A Financial Industry Regulatory Authority arbitration panel has ordered Wedbush Securities and one of its former brokers to pay $2.9 million in damages and fees to an elderly investor who allegedly fell victim to a faulty investment scheme.

The investor in the case, Rick Cooper, continued working with Debbie Michelle Saleh, who previously served as his mother’s broker, after she moved to Wedbush from Wachovia Securities LLC in 2004.

While working with his accounts, Cooper’s attorney alleges, Saleh sent him false monthly account statements while conducting unauthorized transactions and forging Cooper’s signature.
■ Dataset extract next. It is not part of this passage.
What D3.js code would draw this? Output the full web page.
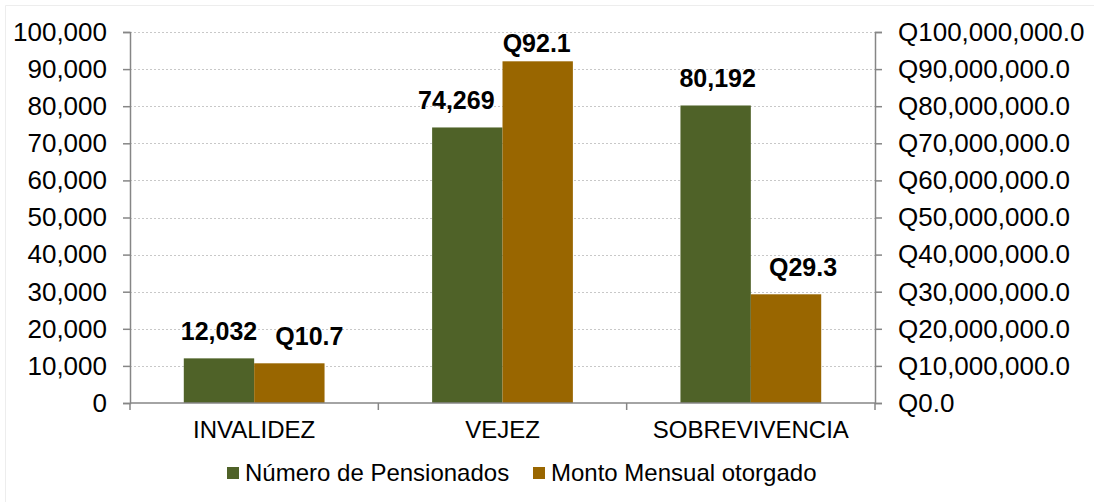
<!DOCTYPE html>
<html>
<head>
<meta charset="utf-8">
<script src="https://cdn.jsdelivr.net/npm/d3@7"></script>
<style>
  body { margin: 0; background: #fff; }
  svg { display: block; font-family: "Liberation Sans", Arial, sans-serif; }
</style>
</head>
<body>
<svg width="1094" height="502"></svg>
<script>
var categories = ["INVALIDEZ", "VEJEZ", "SOBREVIVENCIA"];
var pensionados = [12032, 74269, 80192];
var monto = [10700000, 92100000, 29300000];
var seriesNames = ["Número de Pensionados", "Monto Mensual otorgado"];
var leftTicks = [0, 10000, 20000, 30000, 40000, 50000, 60000, 70000, 80000, 90000, 100000];
var rightTicks = [0, 10000000, 20000000, 30000000, 40000000, 50000000, 60000000, 70000000, 80000000, 90000000, 100000000];

var colors = ["#4f6228", "#996600"];

var svg = d3.select("svg"),
    width = +svg.attr("width"),
    height = +svg.attr("height");

var plotLeft = 130, plotRight = 875, plotTop = 32, plotBottom = 403;

// faint frame on top/left edges
svg.append("line").attr("x1", 5.5).attr("x2", width).attr("y1", 5.5).attr("y2", 5.5)
    .attr("stroke", "#ededed");
svg.append("line").attr("x1", 5.5).attr("x2", 5.5).attr("y1", 5.5).attr("y2", height)
    .attr("stroke", "#ededed");

var x = d3.scaleBand().domain(categories).range([plotLeft, plotRight]).padding(0);
var x1 = d3.scaleBand().domain([0, 1])
    .range([x.bandwidth() * 0.2166, x.bandwidth() * 0.7834]).padding(0);

var yL = d3.scaleLinear().domain([0, 100000]).range([plotBottom, plotTop]);
var yR = d3.scaleLinear().domain([0, 100000000]).range([plotBottom, plotTop]);

// gridlines
svg.append("g")
    .selectAll("line")
    .data(leftTicks.slice(1))
    .enter().append("line")
    .attr("x1", plotLeft).attr("x2", plotRight)
    .attr("y1", function(d) { return Math.round(yL(d)) + 0.5; })
    .attr("y2", function(d) { return Math.round(yL(d)) + 0.5; })
    .attr("stroke", "#c8c8c8")
    .attr("stroke-dasharray", "2,2");

// bars
var rows = categories.map(function(c, i) { return { cat: c, ci: i, vals: [pensionados[i], monto[i]] }; });

var groups = svg.append("g").selectAll("g")
    .data(rows)
    .enter().append("g")
    .attr("transform", function(d) { return "translate(" + x(d.cat) + ",0)"; });

function yFor(i) { return i === 0 ? yL : yR; }

groups.selectAll("rect")
    .data(function(d) { return d.vals.map(function(v, i) { return { v: v, i: i }; }); })
    .enter().append("rect")
    .attr("x", function(d) { return x1(d.i); })
    .attr("width", x1.bandwidth())
    .attr("y", function(d) { return yFor(d.i)(d.v); })
    .attr("height", function(d) { return plotBottom - yFor(d.i)(d.v); })
    .attr("fill", function(d) { return colors[d.i]; });

// data labels (some were dragged sideways by hand in the original)
var nudge = [[0, 20], [-11, -1], [2, 17]];
var fmtN = d3.format(",");
groups.selectAll("text.lbl")
    .data(function(d) { return d.vals.map(function(v, i) { return { v: v, i: i, ci: d.ci }; }); })
    .enter().append("text")
    .attr("class", "lbl")
    .attr("x", function(d) { return x1(d.i) + x1.bandwidth() / 2 + nudge[d.ci][d.i]; })
    .attr("y", function(d) { return Math.max(yFor(d.i)(d.v) - 18, plotTop + 20); })
    .attr("text-anchor", "middle")
    .attr("font-weight", "bold")
    .attr("font-size", "25px")
    .attr("fill", "#000")
    .text(function(d) { return d.i === 0 ? fmtN(d.v) : "Q" + (d.v / 1e6).toFixed(1); });

// left axis
var axL = svg.append("g")
    .attr("transform", "translate(" + plotLeft + ",0)")
    .call(d3.axisLeft(yL).tickValues(leftTicks).tickFormat(d3.format(",")).tickSize(7).tickPadding(16));
// right axis
var fmtQ = function(d) { return "Q" + d3.format(",.1f")(d); };
var axR = svg.append("g")
    .attr("transform", "translate(" + plotRight + ",0)")
    .call(d3.axisRight(yR).tickValues(rightTicks).tickFormat(fmtQ).tickSize(7).tickPadding(16));

[axL, axR].forEach(function(ax) {
  ax.select(".domain").attr("stroke", "#868686").attr("stroke-width", 1.5);
  ax.selectAll(".tick line").attr("stroke", "#868686").attr("stroke-width", 1.5);
  ax.selectAll("text").attr("font-size", "26px").attr("fill", "#000")
      .attr("font-family", "Liberation Sans, Arial, sans-serif");
});

// bottom axis
svg.append("line").attr("x1", plotLeft).attr("x2", plotRight).attr("y1", plotBottom).attr("y2", plotBottom)
    .attr("stroke", "#868686").attr("stroke-width", 1.5);
svg.append("g").selectAll("line")
    .data(categories.concat(["__end"]))
    .enter().append("line")
    .attr("x1", function(d) { return d === "__end" ? plotRight : x(d); })
    .attr("x2", function(d) { return d === "__end" ? plotRight : x(d); })
    .attr("y1", plotBottom).attr("y2", plotBottom + 7)
    .attr("stroke", "#868686").attr("stroke-width", 1.5);

svg.append("g").selectAll("text")
    .data(categories)
    .enter().append("text")
    .attr("x", function(d) { return x(d) + x.bandwidth() / 2; })
    .attr("y", 438)
    .attr("text-anchor", "middle")
    .attr("font-size", "24px")
    .attr("fill", "#000")
    .text(function(d) { return d; });

// legend
var legendX = [227, 533];
var leg = svg.append("g").selectAll("g")
    .data(seriesNames)
    .enter().append("g")
    .attr("transform", function(d, i) { return "translate(" + legendX[i] + ",467)"; });
leg.append("rect").attr("width", 12).attr("height", 12)
    .attr("fill", function(d, i) { return colors[i]; });
leg.append("text").attr("x", 18).attr("y", 14)
    .attr("font-size", "24px").attr("fill", "#000")
    .text(function(d) { return d; });
</script>
</body>
</html>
That allegedly included buying unsuitable variable annuities products and selling them, then subsequently buying more unsuitable products.

While Saleh profited from fees and commissions from those transactions, funds in Cooper’s accounts ultimately dwindled to less than a third of the $1.86 million displayed in account statements, Cooper’s attorney, Robert C. Rosen of Los Angeles-based law firm Rosen & Associates P.C., said.

In a strongly worded Aug. 26 decision, the FINRA arbitration panel concluded that Saleh intentionally misrepresented information about Cooper’s investments while making unauthorized redemptions or withdrawals.

“The panel determined that Respondent Saleh’s conduct was premeditated, egregious and unconscionable and part of a plan or scheme to defraud her customers,” the FINRA panel wrote in its decision. “Respondent Saleh’s conduct certainly borders on criminal misconduct, if not actually elevating her actions to actual criminal misconduct.”

A Wedbush spokesperson declined to comment on the FINRA arbitration panel’s decision on Wednesday. Saleh, who did not show up to the arbitration proceedings, could not be reached.

Wedbush fought against the charges in the arbitration, arguing that the variable annuities sold to Cooper were suitable and that the firm’s supervision was adequate.

That supervision was not good enough, Cooper’s lawyer Rosen said, as the firm did not promptly respond to a Dec. 2007 letter from the Securities and Exchange Commission following an investigation on Saleh.

Saleh ultimately stepped down from her post at Wedbush in March 2009. She was permanently barred from serving in the securities industry by FINRA in August 2009. Her registration records show that she has also previously been named in other cases involving annuities she sold to customers.

The $2.9 million award includes special damages for emotional distress, including $500,000 to be paid by Saleh, $300,000 by Wedbush and $200,000 by Wedbush Securities founder and President Edward Wedbush.

In addition, Saleh has been ordered to pay Cooper $1 million in punitive damages. Together, Wedbush and Saleh are also set to pay $470,885 in compensatory damages plus 10% annual interest, $390,000 for Cooper’s attorneys’ fees and $5,000 for Cooper’s other costs.

Including interest, the total award totals more than $3 million, according to Rosen.